> **Task brief**
Images appear in the records below; leave them out and repeat everything else exactly.

> **Entries from a dataset**
*****

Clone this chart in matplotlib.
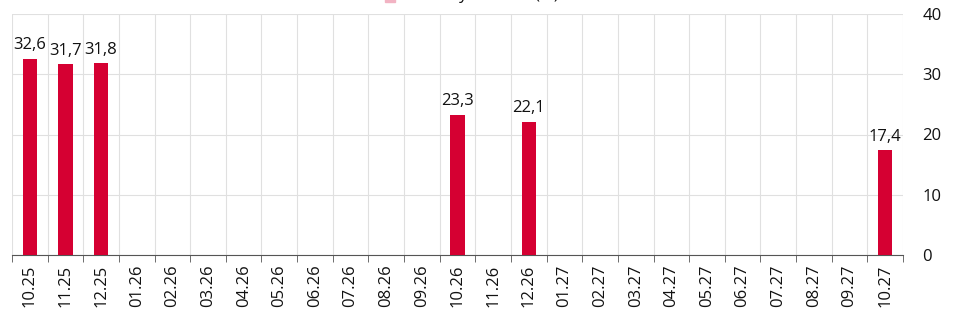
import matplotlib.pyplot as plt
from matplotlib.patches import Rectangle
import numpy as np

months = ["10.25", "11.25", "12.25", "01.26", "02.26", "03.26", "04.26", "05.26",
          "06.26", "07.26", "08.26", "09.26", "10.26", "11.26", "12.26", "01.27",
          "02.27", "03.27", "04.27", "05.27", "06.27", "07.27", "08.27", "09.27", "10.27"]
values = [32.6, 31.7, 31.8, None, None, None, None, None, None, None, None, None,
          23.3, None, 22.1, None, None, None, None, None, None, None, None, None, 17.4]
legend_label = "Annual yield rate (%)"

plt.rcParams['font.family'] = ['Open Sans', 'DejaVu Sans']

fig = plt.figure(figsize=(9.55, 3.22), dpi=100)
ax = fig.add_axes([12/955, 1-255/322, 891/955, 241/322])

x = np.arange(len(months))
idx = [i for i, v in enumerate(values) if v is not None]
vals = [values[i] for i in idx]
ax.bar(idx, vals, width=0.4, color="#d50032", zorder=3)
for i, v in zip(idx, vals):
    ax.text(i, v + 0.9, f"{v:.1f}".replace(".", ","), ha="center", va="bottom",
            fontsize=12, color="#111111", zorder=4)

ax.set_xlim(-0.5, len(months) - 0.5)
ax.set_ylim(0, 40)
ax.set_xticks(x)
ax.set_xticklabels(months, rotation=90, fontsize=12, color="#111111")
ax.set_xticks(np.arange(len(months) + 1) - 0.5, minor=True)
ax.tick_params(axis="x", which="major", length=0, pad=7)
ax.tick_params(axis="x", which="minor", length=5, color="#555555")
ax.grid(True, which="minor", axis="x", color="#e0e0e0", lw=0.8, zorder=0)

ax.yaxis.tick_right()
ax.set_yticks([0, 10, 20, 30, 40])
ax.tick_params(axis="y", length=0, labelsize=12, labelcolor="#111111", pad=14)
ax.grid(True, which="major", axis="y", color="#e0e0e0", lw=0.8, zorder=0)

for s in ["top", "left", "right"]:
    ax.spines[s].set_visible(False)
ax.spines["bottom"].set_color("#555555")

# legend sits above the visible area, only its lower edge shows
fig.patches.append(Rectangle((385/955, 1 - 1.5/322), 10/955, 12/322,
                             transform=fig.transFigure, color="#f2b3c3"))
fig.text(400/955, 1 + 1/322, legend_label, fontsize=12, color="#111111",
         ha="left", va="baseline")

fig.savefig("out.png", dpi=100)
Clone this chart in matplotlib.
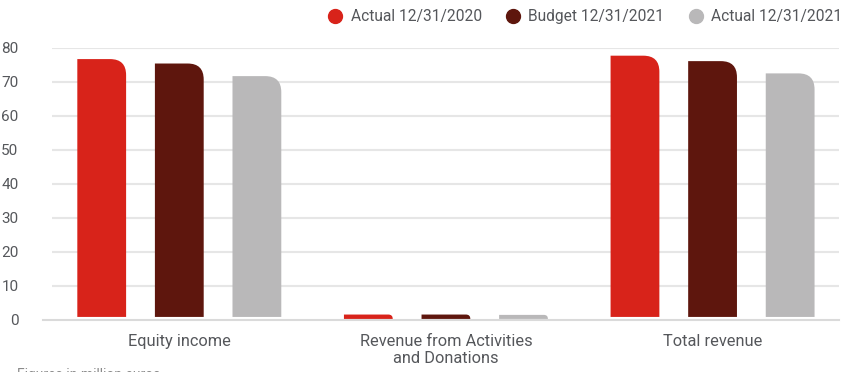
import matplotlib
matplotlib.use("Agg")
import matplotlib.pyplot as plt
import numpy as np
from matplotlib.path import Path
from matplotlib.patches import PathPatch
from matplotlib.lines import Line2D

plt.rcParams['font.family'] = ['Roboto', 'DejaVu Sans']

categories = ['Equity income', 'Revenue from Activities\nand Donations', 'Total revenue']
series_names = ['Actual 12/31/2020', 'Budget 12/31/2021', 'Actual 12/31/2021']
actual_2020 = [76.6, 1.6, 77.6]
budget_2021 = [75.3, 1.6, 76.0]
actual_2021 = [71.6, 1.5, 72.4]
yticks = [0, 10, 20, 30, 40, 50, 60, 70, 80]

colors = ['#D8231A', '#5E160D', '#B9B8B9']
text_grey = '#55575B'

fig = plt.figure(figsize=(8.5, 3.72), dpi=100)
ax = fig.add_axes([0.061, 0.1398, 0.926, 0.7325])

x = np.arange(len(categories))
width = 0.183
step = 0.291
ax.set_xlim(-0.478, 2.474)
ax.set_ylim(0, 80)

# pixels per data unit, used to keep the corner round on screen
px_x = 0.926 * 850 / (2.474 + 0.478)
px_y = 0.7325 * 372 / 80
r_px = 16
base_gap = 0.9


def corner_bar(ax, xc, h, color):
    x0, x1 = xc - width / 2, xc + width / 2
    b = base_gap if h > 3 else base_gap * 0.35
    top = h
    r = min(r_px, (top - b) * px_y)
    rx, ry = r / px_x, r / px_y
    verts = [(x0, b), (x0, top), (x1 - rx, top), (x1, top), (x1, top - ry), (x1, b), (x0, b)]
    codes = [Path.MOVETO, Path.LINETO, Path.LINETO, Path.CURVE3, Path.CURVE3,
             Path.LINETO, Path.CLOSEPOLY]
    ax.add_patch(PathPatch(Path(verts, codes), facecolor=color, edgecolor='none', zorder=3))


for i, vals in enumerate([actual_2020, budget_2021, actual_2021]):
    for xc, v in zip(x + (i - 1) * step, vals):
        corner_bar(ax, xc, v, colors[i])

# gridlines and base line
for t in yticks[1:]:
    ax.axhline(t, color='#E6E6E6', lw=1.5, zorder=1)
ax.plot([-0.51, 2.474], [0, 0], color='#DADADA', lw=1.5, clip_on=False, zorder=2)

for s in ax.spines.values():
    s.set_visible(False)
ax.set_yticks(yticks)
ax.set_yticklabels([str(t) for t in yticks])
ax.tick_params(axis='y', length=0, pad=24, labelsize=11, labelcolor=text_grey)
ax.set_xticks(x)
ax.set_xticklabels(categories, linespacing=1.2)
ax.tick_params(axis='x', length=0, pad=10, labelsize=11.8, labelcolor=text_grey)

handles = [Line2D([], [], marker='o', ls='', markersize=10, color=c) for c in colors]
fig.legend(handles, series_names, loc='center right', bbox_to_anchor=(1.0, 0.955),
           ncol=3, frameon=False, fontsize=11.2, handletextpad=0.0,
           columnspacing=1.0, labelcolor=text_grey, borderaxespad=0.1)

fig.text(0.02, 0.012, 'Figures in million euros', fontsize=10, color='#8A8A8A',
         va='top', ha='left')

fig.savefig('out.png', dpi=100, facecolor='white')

*****

> **Exercise solution**
Clone this chart in matplotlib.
import matplotlib.pyplot as plt
from matplotlib.patches import Rectangle
import numpy as np

months = ["10.25", "11.25", "12.25", "01.26", "02.26", "03.26", "04.26", "05.26",
          "06.26", "07.26", "08.26", "09.26", "10.26", "11.26", "12.26", "01.27",
          "02.27", "03.27", "04.27", "05.27", "06.27", "07.27", "08.27", "09.27", "10.27"]
values = [32.6, 31.7, 31.8, None, None, None, None, None, None, None, None, None,
          23.3, None, 22.1, None, None, None, None, None, None, None, None, None, 17.4]
legend_label = "Annual yield rate (%)"

plt.rcParams['font.family'] = ['Open Sans', 'DejaVu Sans']

fig = plt.figure(figsize=(9.55, 3.22), dpi=100)
ax = fig.add_axes([12/955, 1-255/322, 891/955, 241/322])

x = np.arange(len(months))
idx = [i for i, v in enumerate(values) if v is not None]
vals = [values[i] for i in idx]
ax.bar(idx, vals, width=0.4, color="#d50032", zorder=3)
for i, v in zip(idx, vals):
    ax.text(i, v + 0.9, f"{v:.1f}".replace(".", ","), ha="center", va="bottom",
            fontsize=12, color="#111111", zorder=4)

ax.set_xlim(-0.5, len(months) - 0.5)
ax.set_ylim(0, 40)
ax.set_xticks(x)
ax.set_xticklabels(months, rotation=90, fontsize=12, color="#111111")
ax.set_xticks(np.arange(len(months) + 1) - 0.5, minor=True)
ax.tick_params(axis="x", which="major", length=0, pad=7)
ax.tick_params(axis="x", which="minor", length=5, color="#555555")
ax.grid(True, which="minor", axis="x", color="#e0e0e0", lw=0.8, zorder=0)

ax.yaxis.tick_right()
ax.set_yticks([0, 10, 20, 30, 40])
ax.tick_params(axis="y", length=0, labelsize=12, labelcolor="#111111", pad=14)
ax.grid(True, which="major", axis="y", color="#e0e0e0", lw=0.8, zorder=0)

for s in ["top", "left", "right"]:
    ax.spines[s].set_visible(False)
ax.spines["bottom"].set_color("#555555")

# legend sits above the visible area, only its lower edge shows
fig.patches.append(Rectangle((385/955, 1 - 1.5/322), 10/955, 12/322,
                             transform=fig.transFigure, color="#f2b3c3"))
fig.text(400/955, 1 + 1/322, legend_label, fontsize=12, color="#111111",
         ha="left", va="baseline")

fig.savefig("out.png", dpi=100)
Clone this chart in matplotlib.
import matplotlib
matplotlib.use("Agg")
import matplotlib.pyplot as plt
import numpy as np
from matplotlib.path import Path
from matplotlib.patches import PathPatch
from matplotlib.lines import Line2D

plt.rcParams['font.family'] = ['Roboto', 'DejaVu Sans']

categories = ['Equity income', 'Revenue from Activities\nand Donations', 'Total revenue']
series_names = ['Actual 12/31/2020', 'Budget 12/31/2021', 'Actual 12/31/2021']
actual_2020 = [76.6, 1.6, 77.6]
budget_2021 = [75.3, 1.6, 76.0]
actual_2021 = [71.6, 1.5, 72.4]
yticks = [0, 10, 20, 30, 40, 50, 60, 70, 80]

colors = ['#D8231A', '#5E160D', '#B9B8B9']
text_grey = '#55575B'

fig = plt.figure(figsize=(8.5, 3.72), dpi=100)
ax = fig.add_axes([0.061, 0.1398, 0.926, 0.7325])

x = np.arange(len(categories))
width = 0.183
step = 0.291
ax.set_xlim(-0.478, 2.474)
ax.set_ylim(0, 80)

# pixels per data unit, used to keep the corner round on screen
px_x = 0.926 * 850 / (2.474 + 0.478)
px_y = 0.7325 * 372 / 80
r_px = 16
base_gap = 0.9


def corner_bar(ax, xc, h, color):
    x0, x1 = xc - width / 2, xc + width / 2
    b = base_gap if h > 3 else base_gap * 0.35
    top = h
    r = min(r_px, (top - b) * px_y)
    rx, ry = r / px_x, r / px_y
    verts = [(x0, b), (x0, top), (x1 - rx, top), (x1, top), (x1, top - ry), (x1, b), (x0, b)]
    codes = [Path.MOVETO, Path.LINETO, Path.LINETO, Path.CURVE3, Path.CURVE3,
             Path.LINETO, Path.CLOSEPOLY]
    ax.add_patch(PathPatch(Path(verts, codes), facecolor=color, edgecolor='none', zorder=3))


for i, vals in enumerate([actual_2020, budget_2021, actual_2021]):
    for xc, v in zip(x + (i - 1) * step, vals):
        corner_bar(ax, xc, v, colors[i])

# gridlines and base line
for t in yticks[1:]:
    ax.axhline(t, color='#E6E6E6', lw=1.5, zorder=1)
ax.plot([-0.51, 2.474], [0, 0], color='#DADADA', lw=1.5, clip_on=False, zorder=2)

for s in ax.spines.values():
    s.set_visible(False)
ax.set_yticks(yticks)
ax.set_yticklabels([str(t) for t in yticks])
ax.tick_params(axis='y', length=0, pad=24, labelsize=11, labelcolor=text_grey)
ax.set_xticks(x)
ax.set_xticklabels(categories, linespacing=1.2)
ax.tick_params(axis='x', length=0, pad=10, labelsize=11.8, labelcolor=text_grey)

handles = [Line2D([], [], marker='o', ls='', markersize=10, color=c) for c in colors]
fig.legend(handles, series_names, loc='center right', bbox_to_anchor=(1.0, 0.955),
           ncol=3, frameon=False, fontsize=11.2, handletextpad=0.0,
           columnspacing=1.0, labelcolor=text_grey, borderaxespad=0.1)

fig.text(0.02, 0.012, 'Figures in million euros', fontsize=10, color='#8A8A8A',
         va='top', ha='left')

fig.savefig('out.png', dpi=100, facecolor='white')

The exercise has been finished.